Bishop was thought to be healthy enough to make the start in Game 4, but he was scratched from the lineup before the contest and his status announced as day-to-day.

Following the Game 4 loss, Cooper said Bishop would make an appearance again in the Stanley Cup Final.

He just didn’t know when.

“I wish I could give you an answer to that,” Cooper said.

Bishop leads the NHL in shutouts this postseason, having blanked Detroit in Game 7 of a First Round series and the New York Rangers in Games 5 and 7 of the Eastern Conference Final. Vasilevskiy is a more than capable backup in Bishop’s absence, but the Lightning clearly would like a healthy Bishop in net for the final two, potentially three games of the series.

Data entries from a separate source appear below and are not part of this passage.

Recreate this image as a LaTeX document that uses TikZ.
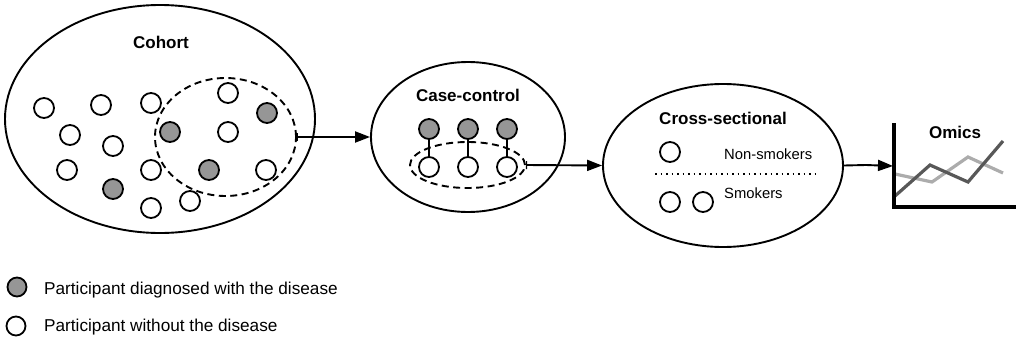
\documentclass[tikz,border=0pt]{standalone}
\usepackage{fontspec}
\setmainfont{Liberation Sans}
\usetikzlibrary{shapes.geometric,arrows.meta}
\definecolor{sick}{RGB}{150,150,150}
\definecolor{lightln}{RGB}{172,172,172}
\definecolor{darkln}{RGB}{88,88,88}
\tikzset{
  pers/.style={circle,draw,line width=1.8pt,minimum size=20pt,inner sep=0pt},
  sickp/.style={pers,fill=sick},
  wellp/.style={pers,fill=white},
  bigell/.style={ellipse,draw,line width=1.9pt,inner sep=0pt},
  dashell/.style={ellipse,draw,line width=1.9pt,dash pattern=on 7pt off 4.5pt,inner sep=0pt},
  ttl/.style={font=\fontsize{17}{20}\selectfont\bfseries},
  sm/.style={font=\fontsize{14.8}{17}\selectfont,anchor=west,inner sep=0pt},
  leg/.style={font=\fontsize{17.2}{20}\selectfont,anchor=west,inner sep=0pt},
  flow/.style={line width=1.9pt,{Bar[width=8pt,line width=1.2pt]}-{Triangle[length=15pt,width=11pt]}},
}
\begin{document}
\begin{tikzpicture}[x=1pt,y=-1pt]
\useasboundingbox (0,0) rectangle (1017,340);
% Cohort
\node[bigell,minimum width=310pt,minimum height=228pt] (coh) at (160,119) {};
\node[ttl] (cohl) at (161,42) {Cohort};
\node[dashell,minimum width=141pt,minimum height=118pt] (d1) at (225.5,137) {};
\node[wellp] (c1) at (44,108) {};
\node[wellp] (c2) at (101,105) {};
\node[wellp] (c3) at (151,103) {};
\node[wellp] (c4) at (228,93) {};
\node[sickp] (c5) at (267,113) {};
\node[wellp] (c6) at (70,135) {};
\node[wellp] (c7) at (113,146) {};
\node[sickp] (c8) at (170,132) {};
\node[wellp] (c9) at (228,132) {};
\node[wellp] (c10) at (67,170) {};
\node[wellp] (c11) at (151,170) {};
\node[sickp] (c12) at (209,170) {};
\node[wellp] (c13) at (266,170) {};
\node[sickp] (c14) at (113,189) {};
\node[wellp] (c15) at (151,208) {};
\node[wellp] (c16) at (190,201) {};
% Case-control
\node[bigell,minimum width=194pt,minimum height=150pt] (cc) at (468,137) {};
\node[ttl] (ccl) at (468,95) {Case-control};
\node[dashell,minimum width=115pt,minimum height=46pt] (d2) at (467.5,165) {};
\node[sickp] (g1) at (429,129) {};
\node[sickp] (g2) at (468,129) {};
\node[sickp] (g3) at (507,129) {};
\node[wellp] (w1) at (429,167) {};
\node[wellp] (w2) at (468,167) {};
\node[wellp] (w3) at (507,167) {};
\draw[line width=1.6pt] (g1) -- (w1);
\draw[line width=1.6pt] (g2) -- (w2);
\draw[line width=1.6pt] (g3) -- (w3);
% Cross-sectional
\node[bigell,minimum width=240pt,minimum height=163pt] (cs) at (723,165.5) {};
\node[ttl] (csl) at (723,118) {Cross-sectional};
\node[wellp] (s1) at (670,152) {};
\node[sm] (nsl) at (724,154) {Non-smokers};
\coordinate (dl) at (655,174);
\coordinate (dr) at (815,174);
\draw[line width=1.5pt,dash pattern=on 1.5pt off 4pt] (dl) -- (dr);
\node[wellp] (s2) at (670,202) {};
\node[wellp] (s3) at (703,202) {};
\node[sm] (sml) at (724,193) {Smokers};
% Omics
\coordinate (ax0) at (894,207);
\coordinate (axt) at (894,123);
\coordinate (axr) at (1016,207);
\node[ttl] (oml) at (955,132) {Omics};
\draw[lightln,line width=3.2pt] (895,174) -- (932,182) -- (968,157) -- (1003,173);
\draw[darkln,line width=3.2pt] (895,196) -- (930,165) -- (968,182) -- (1003,141);
\draw[line width=3.4pt] (axt) -- (ax0) -- (axr);
% flow arrows
\draw[flow] (d1.east) -- (cc.west);
\draw[flow] (d2.east) -- (cs.west);
\coordinate (omin) at (893,166);
\draw[line width=1.9pt,-{Triangle[length=15pt,width=11pt]}] (cs.east) -- (866,165) -- (omin);
% Legend
\node[sickp,minimum size=19pt] (lg1) at (17,287) {};
\node[leg] (lt1) at (44,290) {Participant diagnosed with the disease};
\node[wellp,minimum size=19pt] (lg2) at (16,326) {};
\node[leg] (lt2) at (44,327) {Participant without the disease};
\end{tikzpicture}
\end{document}
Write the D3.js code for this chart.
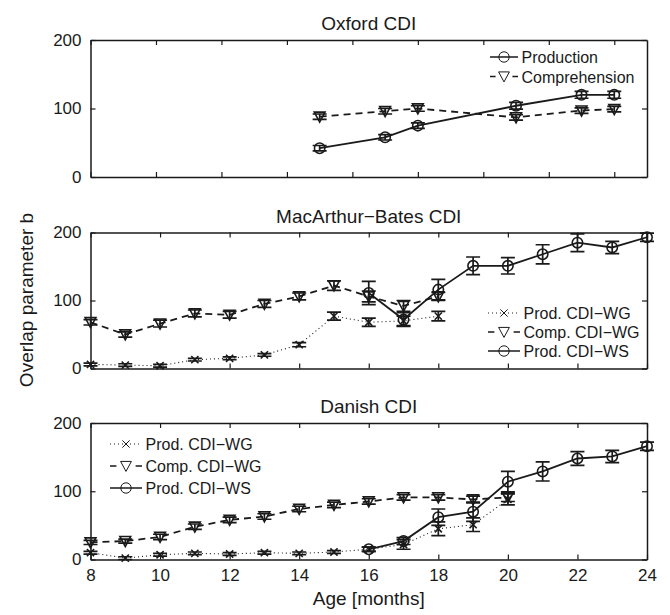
<!DOCTYPE html>
<html>
<head>
<meta charset="utf-8">
<script src="https://cdn.jsdelivr.net/npm/d3@7"></script>
<style>
  body { margin: 0; background: #fff; }
  text { font-family: "Liberation Sans", Arial, sans-serif; fill: #1a1a1a; }
</style>
</head>
<body>
<svg id="chart" width="670" height="615"></svg>
<script>
// --- data ---
// Oxford CDI
var oxAges = [15, 17, 18, 21, 23, 24];
var oxProd = [42, 58, 75, 104, 120, 120];
var oxProdErr = [4, 4, 4, 5, 5, 5];
var oxComp = [88, 96, 100, 87, 97, 99];
var oxCompErr = [4, 4, 4, 4, 4, 4];

// MacArthur-Bates CDI
var mbWgAges = [8, 9, 10, 11, 12, 13, 14, 15, 16, 17, 18];
var mbProdWg = [6, 5, 4, 13, 15, 20, 35, 77, 68, 70, 77];
var mbProdWgErr = [2, 2, 2, 2, 2, 2, 3, 6, 6, 7, 7];
var mbCompWg = [68, 50, 66, 81, 79, 95, 106, 122, 106, 92, 106];
var mbCompWgErr = [4, 4, 5, 5, 5, 5, 5, 7, 8, 8, 6];
var mbWsAges = [16, 17, 18, 19, 20, 21, 22, 23, 24];
var mbProdWs = [111, 72, 116, 151, 151, 168, 185, 178, 193];
var mbProdWsErr = [17, 10, 15, 13, 12, 14, 13, 9, 6];

// Danish CDI
var dkWgAges = [8, 9, 10, 11, 12, 13, 14, 15, 16, 17, 18, 19, 20];
var dkProdWg = [10, 2, 7, 9, 8, 10, 9, 11, 15, 22, 45, 51, 88];
var dkProdWgErr = [2, 2, 2, 2, 2, 2, 2, 2, 3, 7, 10, 10, 8];
var dkCompWg = [25, 27, 33, 48, 58, 63, 74, 80, 85, 91, 91, 88, 91];
var dkCompWgErr = [3, 3, 4, 4, 4, 4, 4, 4, 4, 4, 4, 5, 6];
var dkWsAges = [16, 17, 18, 19, 20, 21, 22, 23, 24];
var dkProdWs = [15, 27, 62, 70, 114, 129, 148, 151, 166];
var dkProdWsErr = [3, 5, 12, 14, 15, 14, 10, 9, 6];

var xTicks = [8, 10, 12, 14, 16, 18, 20, 22, 24];
var yTicks = [0, 100, 200];

var svg = d3.select("#chart");
var left = 90.5, right = 647;
var ink = "#1a1a1a";

// three stacked panels
var panels = [
  { title: "Oxford CDI", top: 40, bottom: 177, xMax: 25, xLabels: false,
    legend: { x: 490, y: 57, dy: 19.5, len: 28 },
    series: [
      { name: "Production", ages: oxAges, vals: oxProd, err: oxProdErr, dash: null, marker: "circle" },
      { name: "Comprehension", ages: oxAges, vals: oxComp, err: oxCompErr, dash: "7,5", marker: "tri" }
    ] },
  { title: "MacArthur\u2212Bates CDI", top: 232.5, bottom: 368.5, xMax: 24, xLabels: false,
    legend: { x: 488, y: 313, dy: 19, len: 32 },
    series: [
      { name: "Prod. CDI\u2212WG", ages: mbWgAges, vals: mbProdWg, err: mbProdWgErr, dash: "1,3", marker: "x" },
      { name: "Comp. CDI\u2212WG", ages: mbWgAges, vals: mbCompWg, err: mbCompWgErr, dash: "7,5", marker: "tri" },
      { name: "Prod. CDI\u2212WS", ages: mbWsAges, vals: mbProdWs, err: mbProdWsErr, dash: null, marker: "circle" }
    ] },
  { title: "Danish CDI", top: 423, bottom: 559.5, xMax: 24, xLabels: true,
    legend: { x: 110, y: 444, dy: 22, len: 32 },
    series: [
      { name: "Prod. CDI\u2212WG", ages: dkWgAges, vals: dkProdWg, err: dkProdWgErr, dash: "1,3", marker: "x" },
      { name: "Comp. CDI\u2212WG", ages: dkWgAges, vals: dkCompWg, err: dkCompWgErr, dash: "7,5", marker: "tri" },
      { name: "Prod. CDI\u2212WS", ages: dkWsAges, vals: dkProdWs, err: dkProdWsErr, dash: null, marker: "circle" }
    ] }
];

function drawMarker(g, type, cx, cy) {
  if (type == "circle") {
    g.append("circle").attr("cx", cx).attr("cy", cy).attr("r", 5.2)
      .attr("fill", "none").attr("stroke", ink).attr("stroke-width", 1.6);
  } else if (type == "tri") {
    var s = 5.4;
    g.append("path")
      .attr("d", "M" + (cx - s) + "," + (cy - s * 0.85) + "L" + (cx + s) + "," + (cy - s * 0.85) + "L" + cx + "," + (cy + s) + "Z")
      .attr("fill", "none").attr("stroke", ink).attr("stroke-width", 1.6);
  } else {
    var h = 3.6;
    g.append("path")
      .attr("d", "M" + (cx - h) + "," + (cy - h) + "L" + (cx + h) + "," + (cy + h) + "M" + (cx - h) + "," + (cy + h) + "L" + (cx + h) + "," + (cy - h))
      .attr("stroke", ink).attr("stroke-width", 1.6);
  }
}

panels.forEach(function (p) {
  var x = d3.scaleLinear().domain([8, p.xMax]).range([left, right]);
  var y = d3.scaleLinear().domain([0, 200]).range([p.bottom, p.top]);
  var g = svg.append("g");

  // axes, ticks pointing inward, box on all sides
  var xb = g.append("g").attr("transform", "translate(0," + p.bottom + ")")
    .call(d3.axisBottom(x).tickValues(xTicks).tickSizeInner(-5).tickSizeOuter(0)
      .tickFormat(p.xLabels ? d3.format("d") : ""));
  xb.selectAll(".tick text").attr("y", 21).attr("dy", 0);
  g.append("g").attr("transform", "translate(0," + p.top + ")")
    .call(d3.axisTop(x).tickValues(xTicks).tickSizeInner(-5).tickSizeOuter(0).tickFormat(""));
  var yl = g.append("g").attr("transform", "translate(" + left + ",0)")
    .call(d3.axisLeft(y).tickValues(yTicks).tickSizeInner(-5).tickSizeOuter(0));
  yl.selectAll(".tick text").attr("x", -9);
  g.append("g").attr("transform", "translate(" + right + ",0)")
    .call(d3.axisRight(y).tickValues(yTicks).tickSizeInner(-5).tickSizeOuter(0).tickFormat(""));
  g.selectAll(".domain").attr("stroke", ink).attr("stroke-width", 1.5);
  g.selectAll(".tick line").attr("stroke", ink).attr("stroke-width", 1.2);
  g.selectAll(".tick text").attr("font-size", 17).attr("fill", ink)
    .style("font-family", "Liberation Sans, Arial, sans-serif");

  g.append("text").attr("x", (left + right) / 2).attr("y", p.top - 10)
    .attr("text-anchor", "middle").attr("font-size", 19).text(p.title);

  // series
  p.series.forEach(function (s) {
    var line = d3.line().x(function (d, i) { return x(s.ages[i]); }).y(function (d) { return y(d); });
    g.append("path").datum(s.vals).attr("d", line)
      .attr("fill", "none").attr("stroke", ink).attr("stroke-width", s.dash == "1,3" ? 1.1 : 1.8)
      .attr("stroke-dasharray", s.dash);
    s.vals.forEach(function (v, i) {
      if (s.err) {
        var cx = x(s.ages[i]), y1 = y(v - s.err[i]), y2 = y(v + s.err[i]);
        g.append("path")
          .attr("d", "M" + cx + "," + y1 + "V" + y2 + "M" + (cx - 7) + "," + y1 + "H" + (cx + 7) + "M" + (cx - 7) + "," + y2 + "H" + (cx + 7))
          .attr("stroke", ink).attr("stroke-width", 1.7).attr("fill", "none");
      }
      drawMarker(g, s.marker, x(s.ages[i]), y(v));
    });
  });

  // legend: short line sample with marker in the middle
  p.series.forEach(function (s, i) {
    var ly = p.legend.y + i * p.legend.dy;
    var L = p.legend.len;
    var dash = s.dash;
    if (dash == "7,5") dash = (L * 0.2) + "," + (L * 0.6) + "," + (L * 0.2);
    g.append("line").attr("x1", p.legend.x).attr("x2", p.legend.x + L).attr("y1", ly).attr("y2", ly)
      .attr("stroke", ink).attr("stroke-width", s.dash == "1,3" ? 1 : 1.5)
      .attr("stroke-dasharray", dash);
    var lg = g.append("g");
    drawMarker(lg, s.marker, p.legend.x + L / 2, ly);
    lg.selectAll("circle,path").attr("stroke-width", 1);
    g.append("text").attr("x", p.legend.x + L + 3.5).attr("y", ly + 6).attr("font-size", 16).text(s.name);
  });
});

svg.append("text").attr("x", (left + right) / 2).attr("y", 605)
  .attr("text-anchor", "middle").attr("font-size", 19).text("Age [months]");
svg.append("text").attr("transform", "translate(33,300) rotate(-90)")
  .attr("text-anchor", "middle").attr("font-size", 19).text("Overlap parameter b");
</script>
</body>
</html>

“Bish has carried us all year, so for him to go down, I feel bad for him,” Boyle said.

After sitting out Wednesday, Bishop will have four full days of rest between his last start in Game 3 and a possible appearance in Game 5. The hope is the extended layoff will alleviate whatever ailment is keeping him from playing.

3. POWER PLAY FIZZLES

After scoring just two goals in 30 opportunities (6.7 percent) during a First Round series against Detroit, the Lightning power play rallied to put up 14 goals in 42 chances with the man advantage in the Second Round vs Detroit and Eastern Conference Final against the Rangers combined.

But since, the Lightning power play has reverted back to its early postseason form.

The Bolts have scored just one power-play goal in the Stanley Cup Final.

They’ve had 11 opportunities, for a 9.1 percent success rate.

That’s not going to get it done in a series where goals have been at a premium

On Wednesday, the power play was 0-for-4.

“We created some shots,” Cooper said. “We had some scrambles in there. I don’t know if we shot enough. I think as the power play went on a little bit, we tried to make the perfect play, but sometimes you score them, sometimes you don’t. When you lose by a goal and your power play goes 0-for-4, all of a sudden an alarm goes off. But special teams weren’t the difference. (Chicago) went 0-for-3 (on the power play). It came down to 5-on-5, and they got one more break than we did.”

The Blackhawks have done a solid job clogging the middle of the offensive zone with their penalty kill and forcing the Lightning to cycle the puck around the perimeter.

“It looks like they’re really comfortable with us having the puck on the outside,” Stralman said. “…From my view on the point, I don’t have a chance to get a puck through the middle. We just have to find an alternate way to break their box. We have to look at the video, review it and come up with a new plan.”